This project is an end-to-end modelling pipeline for radiology report summarisation. The training data contains XML reports with separate findings and impression sections, which are cleaned into paired examples for fine-tuning a T5 family model.
I explored t5-small, flan-t5-small, and an 8-bit
quantised
flan-t5-large model with LoRA. The smaller flan-t5-small
model gave the best balance of quality and training speed on local hardware, reaching
a test Rouge-1 score of 0.6213.
| Model | Eval Rouge-1 | Test Rouge-1 |
|---|---|---|
| t5-small | 0.4941 | 0.3892 |
| flan-t5-small | 0.5928 | 0.6213 |
| flan-t5-large, 8-bit quantised | 0.5021 | 0.4012 |
The raw dataset contains 3,999 XML report files. Records without both findings and impressions are excluded, leaving 1,809 paired examples for fine-tuning. Cleaning also removes reports with redacted personal information, normalises numbered impressions into sentence format, and tidies small punctuation artifacts.

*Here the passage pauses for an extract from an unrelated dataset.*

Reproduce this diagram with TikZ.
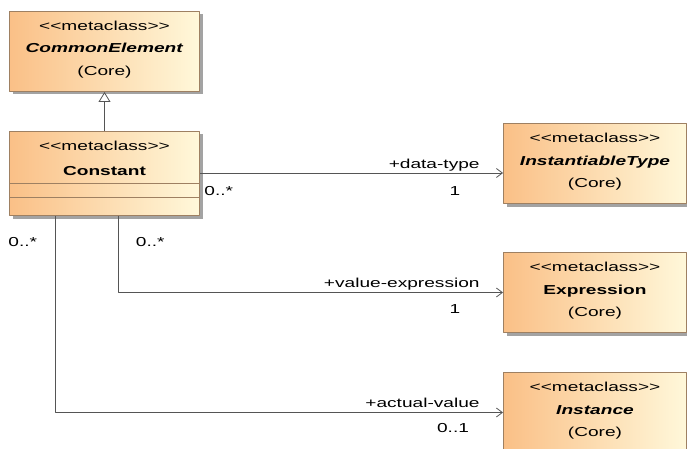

Removing records with redacted information produced the largest improvement in Rouge score. The later formatting steps made the data more consistent, though their score changes were smaller and likely more affected by random variation.
The trained model is exposed through a FastAPI app with a small web
interface and an /impression endpoint. The deployed demo accepts
findings text and returns the generated impression from the fine-tuned model.